▸ **Information supplied**
________________________________________
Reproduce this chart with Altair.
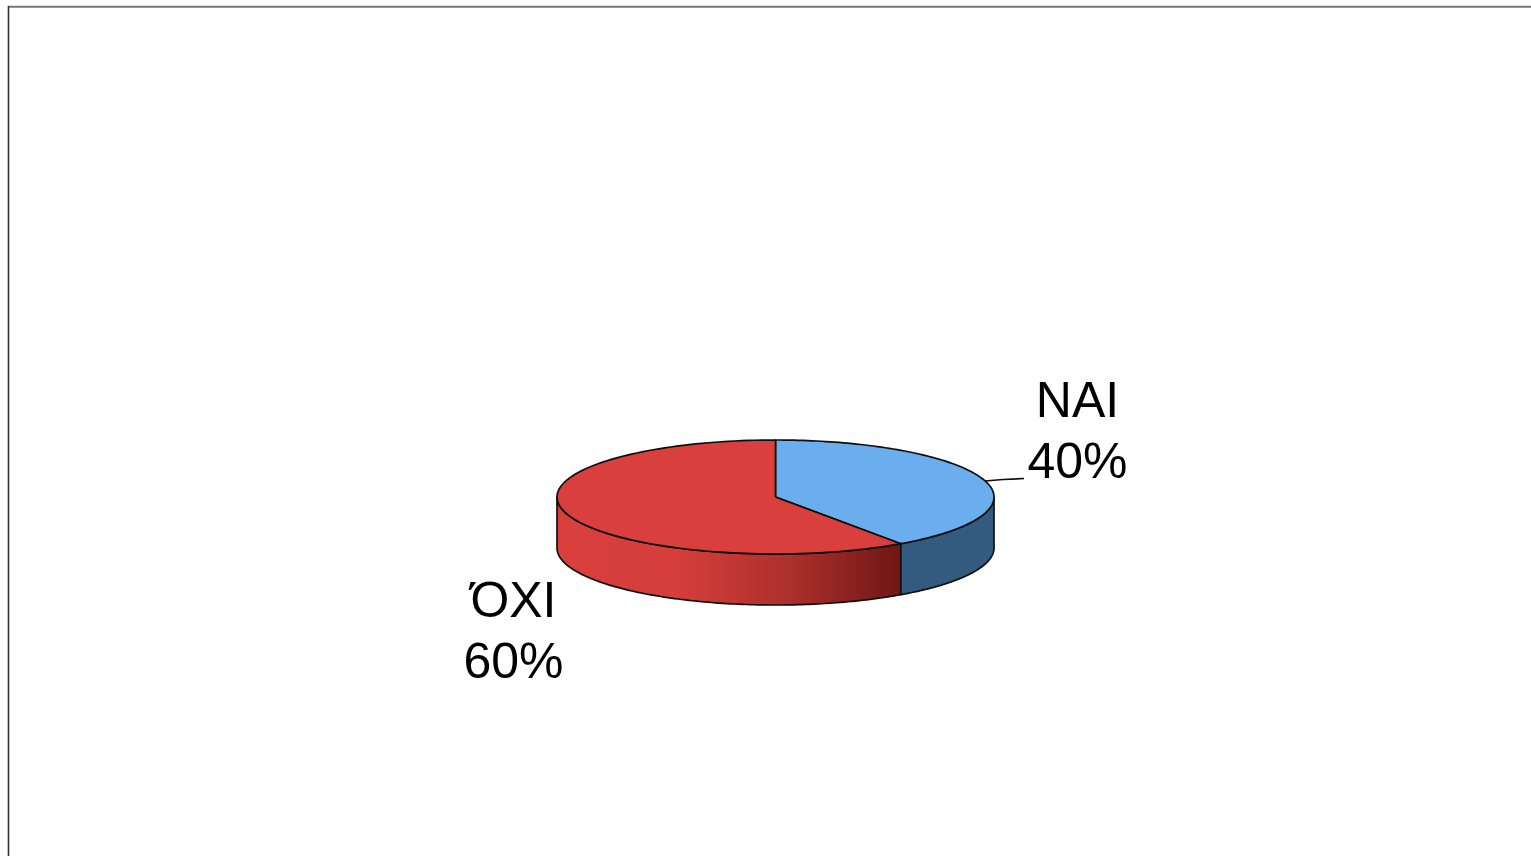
________________________________________
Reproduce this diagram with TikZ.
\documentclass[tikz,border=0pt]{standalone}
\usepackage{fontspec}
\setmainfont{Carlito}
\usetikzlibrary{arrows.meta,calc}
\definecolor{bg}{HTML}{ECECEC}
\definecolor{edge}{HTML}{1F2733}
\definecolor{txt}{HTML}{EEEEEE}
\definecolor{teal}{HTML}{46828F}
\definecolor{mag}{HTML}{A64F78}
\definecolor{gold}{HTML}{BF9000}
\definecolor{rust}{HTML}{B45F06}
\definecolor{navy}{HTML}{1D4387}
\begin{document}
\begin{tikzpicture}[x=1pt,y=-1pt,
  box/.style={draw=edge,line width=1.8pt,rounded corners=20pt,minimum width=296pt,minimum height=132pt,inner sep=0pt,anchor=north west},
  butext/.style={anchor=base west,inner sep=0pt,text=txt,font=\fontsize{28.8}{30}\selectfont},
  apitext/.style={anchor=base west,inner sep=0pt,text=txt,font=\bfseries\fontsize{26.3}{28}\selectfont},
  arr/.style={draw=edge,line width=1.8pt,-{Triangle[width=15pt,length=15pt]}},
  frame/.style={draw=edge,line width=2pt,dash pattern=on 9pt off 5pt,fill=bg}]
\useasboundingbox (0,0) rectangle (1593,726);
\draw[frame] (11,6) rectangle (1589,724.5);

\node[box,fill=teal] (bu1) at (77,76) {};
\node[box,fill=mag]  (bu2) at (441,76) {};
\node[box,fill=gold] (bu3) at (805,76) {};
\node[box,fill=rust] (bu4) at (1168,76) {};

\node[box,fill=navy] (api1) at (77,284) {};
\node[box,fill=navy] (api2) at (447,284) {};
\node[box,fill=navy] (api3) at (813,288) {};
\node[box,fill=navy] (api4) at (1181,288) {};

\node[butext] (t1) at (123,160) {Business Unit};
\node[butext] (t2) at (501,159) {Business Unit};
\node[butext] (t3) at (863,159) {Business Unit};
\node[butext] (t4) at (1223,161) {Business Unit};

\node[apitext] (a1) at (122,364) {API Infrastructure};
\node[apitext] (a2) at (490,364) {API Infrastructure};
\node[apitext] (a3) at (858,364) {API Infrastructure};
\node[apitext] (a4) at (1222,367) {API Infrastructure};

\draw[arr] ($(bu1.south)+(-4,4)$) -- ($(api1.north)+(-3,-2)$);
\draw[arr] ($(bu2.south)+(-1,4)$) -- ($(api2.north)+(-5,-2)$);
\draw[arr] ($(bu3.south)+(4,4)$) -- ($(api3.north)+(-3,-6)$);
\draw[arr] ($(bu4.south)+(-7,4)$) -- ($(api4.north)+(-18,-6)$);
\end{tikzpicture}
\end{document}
________________________________________
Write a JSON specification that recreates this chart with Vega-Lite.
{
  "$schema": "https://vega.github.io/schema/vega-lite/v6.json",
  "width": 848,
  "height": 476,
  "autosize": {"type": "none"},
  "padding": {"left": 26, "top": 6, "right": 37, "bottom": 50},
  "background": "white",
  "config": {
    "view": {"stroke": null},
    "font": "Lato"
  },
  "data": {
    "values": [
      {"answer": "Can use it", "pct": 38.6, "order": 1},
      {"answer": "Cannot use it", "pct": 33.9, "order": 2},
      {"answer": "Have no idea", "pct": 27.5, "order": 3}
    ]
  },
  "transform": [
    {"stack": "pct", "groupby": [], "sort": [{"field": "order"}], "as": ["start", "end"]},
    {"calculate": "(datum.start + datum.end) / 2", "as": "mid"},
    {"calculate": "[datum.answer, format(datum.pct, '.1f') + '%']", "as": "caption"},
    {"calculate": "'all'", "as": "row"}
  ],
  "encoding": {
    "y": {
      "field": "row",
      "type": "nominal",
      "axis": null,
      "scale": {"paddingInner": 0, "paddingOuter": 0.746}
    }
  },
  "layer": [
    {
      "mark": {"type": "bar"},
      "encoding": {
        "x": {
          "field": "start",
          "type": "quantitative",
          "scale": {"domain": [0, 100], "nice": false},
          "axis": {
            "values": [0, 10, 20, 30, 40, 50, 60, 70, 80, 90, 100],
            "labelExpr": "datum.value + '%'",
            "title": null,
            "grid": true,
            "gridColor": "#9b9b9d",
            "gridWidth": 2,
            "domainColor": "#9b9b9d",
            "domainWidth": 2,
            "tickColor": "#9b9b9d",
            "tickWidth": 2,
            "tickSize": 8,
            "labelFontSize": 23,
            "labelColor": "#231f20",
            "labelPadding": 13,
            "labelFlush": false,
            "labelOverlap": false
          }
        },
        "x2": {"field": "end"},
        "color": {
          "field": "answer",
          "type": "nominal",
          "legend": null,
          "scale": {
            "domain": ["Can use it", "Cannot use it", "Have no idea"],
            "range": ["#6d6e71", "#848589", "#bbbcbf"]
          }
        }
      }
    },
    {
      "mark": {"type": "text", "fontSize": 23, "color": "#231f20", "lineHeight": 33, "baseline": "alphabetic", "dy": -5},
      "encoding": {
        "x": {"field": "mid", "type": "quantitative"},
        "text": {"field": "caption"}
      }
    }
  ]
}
________________________________________
▸ **Required work**
Collect every line above that contains the word "chart".

▸ **Final answer**
Reproduce this chart with Altair.
Write a JSON specification that recreates this chart with Vega-Lite.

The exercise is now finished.